-- begin --

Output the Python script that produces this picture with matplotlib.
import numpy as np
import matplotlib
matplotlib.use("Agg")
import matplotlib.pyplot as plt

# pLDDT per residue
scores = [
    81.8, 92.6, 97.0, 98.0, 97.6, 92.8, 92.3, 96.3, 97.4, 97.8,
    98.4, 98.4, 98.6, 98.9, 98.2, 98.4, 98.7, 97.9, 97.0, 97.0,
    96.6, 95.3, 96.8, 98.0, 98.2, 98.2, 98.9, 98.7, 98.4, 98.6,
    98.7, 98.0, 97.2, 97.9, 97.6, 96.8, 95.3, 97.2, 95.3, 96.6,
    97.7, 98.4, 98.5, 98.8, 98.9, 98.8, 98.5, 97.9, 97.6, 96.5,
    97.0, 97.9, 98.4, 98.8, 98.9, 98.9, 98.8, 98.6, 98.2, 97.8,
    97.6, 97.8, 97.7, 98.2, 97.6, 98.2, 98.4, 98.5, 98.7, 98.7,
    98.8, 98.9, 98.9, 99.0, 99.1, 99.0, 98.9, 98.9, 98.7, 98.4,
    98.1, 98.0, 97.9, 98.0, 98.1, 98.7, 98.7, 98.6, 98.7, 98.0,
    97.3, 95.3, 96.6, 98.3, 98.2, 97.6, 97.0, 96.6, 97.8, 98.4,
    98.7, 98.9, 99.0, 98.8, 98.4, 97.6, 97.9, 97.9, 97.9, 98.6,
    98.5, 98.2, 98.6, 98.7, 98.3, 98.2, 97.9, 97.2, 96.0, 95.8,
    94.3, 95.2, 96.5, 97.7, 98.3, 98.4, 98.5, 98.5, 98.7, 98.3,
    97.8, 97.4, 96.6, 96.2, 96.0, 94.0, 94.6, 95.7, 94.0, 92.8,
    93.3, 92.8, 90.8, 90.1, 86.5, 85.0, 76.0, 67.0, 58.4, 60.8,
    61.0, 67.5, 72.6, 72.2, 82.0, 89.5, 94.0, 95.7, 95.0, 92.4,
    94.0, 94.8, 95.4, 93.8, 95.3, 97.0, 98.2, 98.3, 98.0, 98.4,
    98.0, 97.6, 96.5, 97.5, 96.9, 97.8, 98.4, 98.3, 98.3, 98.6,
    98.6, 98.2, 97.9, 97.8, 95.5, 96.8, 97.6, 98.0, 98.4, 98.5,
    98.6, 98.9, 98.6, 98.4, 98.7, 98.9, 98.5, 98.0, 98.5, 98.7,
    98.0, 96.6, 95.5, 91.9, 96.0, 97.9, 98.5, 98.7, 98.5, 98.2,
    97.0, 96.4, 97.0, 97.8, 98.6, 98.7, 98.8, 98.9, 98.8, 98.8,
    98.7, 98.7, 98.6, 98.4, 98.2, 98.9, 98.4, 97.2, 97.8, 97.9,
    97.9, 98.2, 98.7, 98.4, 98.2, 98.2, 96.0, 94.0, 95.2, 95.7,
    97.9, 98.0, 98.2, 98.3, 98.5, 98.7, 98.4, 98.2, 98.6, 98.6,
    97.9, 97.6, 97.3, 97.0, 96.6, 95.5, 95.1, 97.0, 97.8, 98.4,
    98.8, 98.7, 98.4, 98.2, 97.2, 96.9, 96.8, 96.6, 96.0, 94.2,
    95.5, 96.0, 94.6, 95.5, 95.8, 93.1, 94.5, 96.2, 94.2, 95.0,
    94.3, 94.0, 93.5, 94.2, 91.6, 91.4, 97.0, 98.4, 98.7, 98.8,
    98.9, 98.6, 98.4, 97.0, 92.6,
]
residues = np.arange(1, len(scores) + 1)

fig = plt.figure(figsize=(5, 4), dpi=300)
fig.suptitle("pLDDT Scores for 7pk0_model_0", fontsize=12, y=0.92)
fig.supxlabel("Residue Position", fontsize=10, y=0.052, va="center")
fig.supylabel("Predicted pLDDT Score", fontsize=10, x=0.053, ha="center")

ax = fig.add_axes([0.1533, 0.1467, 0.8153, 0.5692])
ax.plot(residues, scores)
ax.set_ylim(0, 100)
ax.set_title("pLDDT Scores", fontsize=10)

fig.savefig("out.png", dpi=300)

-- end --

[INSTRUCTIONS FOR THE TASK] Set down, exactly as written, each line of the data from its opening line through the one containing "import matplotlib.pyplot as plt". Output nothing more.

[FINAL RESULT]
Output the Python script that produces this picture with matplotlib.
import numpy as np
import matplotlib
matplotlib.use("Agg")
import matplotlib.pyplot as plt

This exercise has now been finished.